* [Task requirements]:
Repeat the records word for word, excluding any picture.

■ ■ ■ ■ ■ ■ ■

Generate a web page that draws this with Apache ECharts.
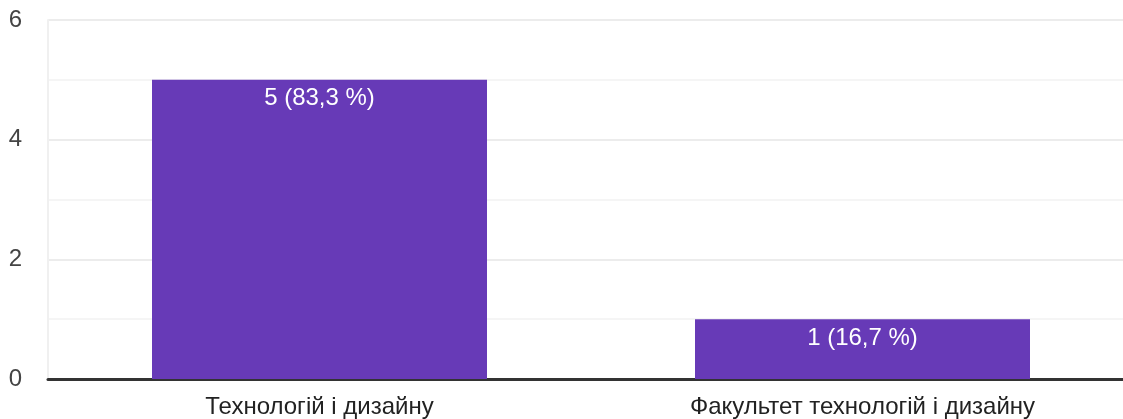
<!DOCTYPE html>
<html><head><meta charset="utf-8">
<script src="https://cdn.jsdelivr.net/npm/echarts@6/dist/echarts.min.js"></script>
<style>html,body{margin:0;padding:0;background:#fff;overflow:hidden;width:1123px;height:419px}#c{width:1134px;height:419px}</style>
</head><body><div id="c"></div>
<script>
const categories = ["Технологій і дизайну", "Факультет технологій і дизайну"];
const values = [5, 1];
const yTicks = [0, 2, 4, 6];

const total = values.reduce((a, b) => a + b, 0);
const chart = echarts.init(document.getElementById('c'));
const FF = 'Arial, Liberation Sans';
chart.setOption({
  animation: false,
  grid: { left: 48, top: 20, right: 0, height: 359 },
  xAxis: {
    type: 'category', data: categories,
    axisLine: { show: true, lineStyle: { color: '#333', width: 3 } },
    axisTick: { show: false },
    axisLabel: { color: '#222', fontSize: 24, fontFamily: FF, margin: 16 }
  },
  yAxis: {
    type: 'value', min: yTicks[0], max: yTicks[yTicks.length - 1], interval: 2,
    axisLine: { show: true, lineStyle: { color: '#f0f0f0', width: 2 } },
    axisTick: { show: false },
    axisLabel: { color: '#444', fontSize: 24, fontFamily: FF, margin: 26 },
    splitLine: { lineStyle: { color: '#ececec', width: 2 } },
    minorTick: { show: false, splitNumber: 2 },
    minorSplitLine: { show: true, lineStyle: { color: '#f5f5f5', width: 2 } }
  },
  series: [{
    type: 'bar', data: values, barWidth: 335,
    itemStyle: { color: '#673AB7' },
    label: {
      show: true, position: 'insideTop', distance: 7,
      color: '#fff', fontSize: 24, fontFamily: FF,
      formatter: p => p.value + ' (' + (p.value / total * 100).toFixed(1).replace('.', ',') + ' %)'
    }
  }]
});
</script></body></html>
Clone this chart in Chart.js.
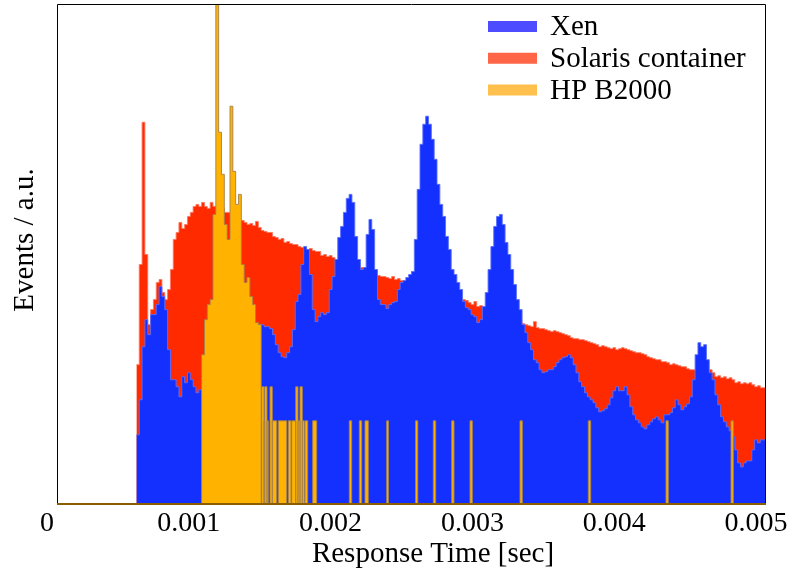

■ ■ ■ ■ ■ ■ ■

* [Correct answer]:
Generate a web page that draws this with Apache ECharts.
<!DOCTYPE html>
<html><head><meta charset="utf-8">
<script src="https://cdn.jsdelivr.net/npm/echarts@6/dist/echarts.min.js"></script>
<style>html,body{margin:0;padding:0;background:#fff;overflow:hidden;width:1123px;height:419px}#c{width:1134px;height:419px}</style>
</head><body><div id="c"></div>
<script>
const categories = ["Технологій і дизайну", "Факультет технологій і дизайну"];
const values = [5, 1];
const yTicks = [0, 2, 4, 6];

const total = values.reduce((a, b) => a + b, 0);
const chart = echarts.init(document.getElementById('c'));
const FF = 'Arial, Liberation Sans';
chart.setOption({
  animation: false,
  grid: { left: 48, top: 20, right: 0, height: 359 },
  xAxis: {
    type: 'category', data: categories,
    axisLine: { show: true, lineStyle: { color: '#333', width: 3 } },
    axisTick: { show: false },
    axisLabel: { color: '#222', fontSize: 24, fontFamily: FF, margin: 16 }
  },
  yAxis: {
    type: 'value', min: yTicks[0], max: yTicks[yTicks.length - 1], interval: 2,
    axisLine: { show: true, lineStyle: { color: '#f0f0f0', width: 2 } },
    axisTick: { show: false },
    axisLabel: { color: '#444', fontSize: 24, fontFamily: FF, margin: 26 },
    splitLine: { lineStyle: { color: '#ececec', width: 2 } },
    minorTick: { show: false, splitNumber: 2 },
    minorSplitLine: { show: true, lineStyle: { color: '#f5f5f5', width: 2 } }
  },
  series: [{
    type: 'bar', data: values, barWidth: 335,
    itemStyle: { color: '#673AB7' },
    label: {
      show: true, position: 'insideTop', distance: 7,
      color: '#fff', fontSize: 24, fontFamily: FF,
      formatter: p => p.value + ' (' + (p.value / total * 100).toFixed(1).replace('.', ',') + ' %)'
    }
  }]
});
</script></body></html>
Clone this chart in Chart.js.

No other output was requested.